Monday, May 29, 2023

More Gospodinov News

 I have written before about Georgi Gospodinov: Georgi Gospodinov Wins International BookerNew Georgi Gospodinov Novel; and World Novels 7-25-21.

It does make me feel good to have read someone before they got an award like the International Booker, someone I liked. I can convince myself that I might know a little.

Two pieces showed up from The Guardian.

International Booker winner Georgi Gospodinov: ‘My dystopian novel became real’ is an interview. It has this summary of the novel:

Time Shelter is Gospodinov’s third novel involving the character of Gaustine, a time-travelling flaneur, whose prescription of past memories as relief for the unhappiness of Alzheimer’s disease opens a Pandora’s box of weaponised nostalgia. “The past is not just that which happened to you. Sometimes it is that which you just imagined,” writes his narrator. Literature is to blame for everything, he and Gaustine decide – and in the case of Brexit it’s the fault of Robinson Crusoe: “I’ll be fine on my own, Robinson declares, God is with me. We’ll be fine on our own, his descendants say, God save the queen (but even without her we’ll be fine).”

Before long, every European nation is copying “Great Brexitania”, with referendums to decide to which eras they want to return. Sweden chooses the 1970s, the expansionist decade of Abba and Ikea; most of central Europe opts for the hopefulness of the late 1980s, when regime change was in the air; Bulgaria, split between late socialism and a semi-mythical age of heroes, settles for a mashup in which “men in breeches lay down next to women with shellacked hairdos”.

Over here, I think we'd call it speculative fiction.
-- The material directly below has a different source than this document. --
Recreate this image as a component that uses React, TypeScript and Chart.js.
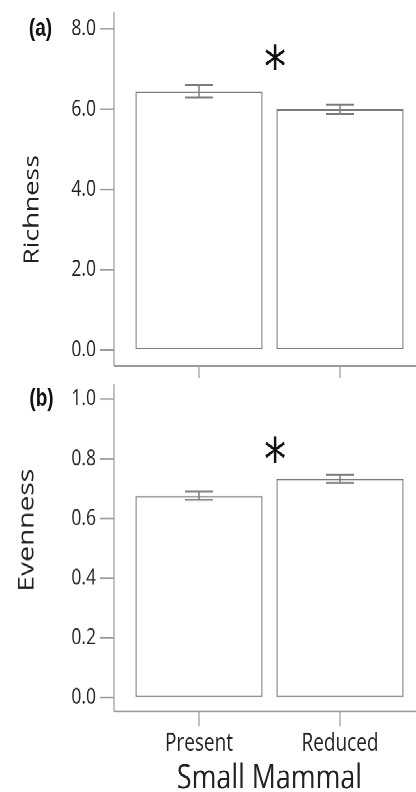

What attracted me to the Central and Eastern European writers was that they feel to me to be on the margins of literary Europe. I feel the Midwest is on the margins of literary America. They have a literary tradition, so does the Midwest. And they were doing interesting things with their stories when I felt constrained by what models I had to work with.

The other article is International Booker prize announces first ever Bulgarian winner. Maybe the Booker also shared some of my perspective:

Time Shelter is Gospodinov’s fourth book to be translated into English. It concerns the opening of a “clinic for the past” that offers a promising treatment for Alzheimer’s sufferers: each floor reproduces a decade in minute detail, with everything from furniture, cigarettes and drinks from the era, to newspapers that cover each day of the decade. As word spreads, healthy people begin to seek refuge in the clinic to escape the horrors of modern life.

Slimani said the novel “questions the way in which our memory is the cement of our identity and our intimate narrative.

“But it is also a great novel about Europe, a continent in need of a future, where the past is reinvented and nostalgia is a poison,” she continued. “It offers us a perspective on the destiny of countries like Bulgaria, which have found themselves at the heart of the ideological conflict between the west and the communist world.”

 So, go find his books, read them. Prove me wrong, that they have nothing to say to us.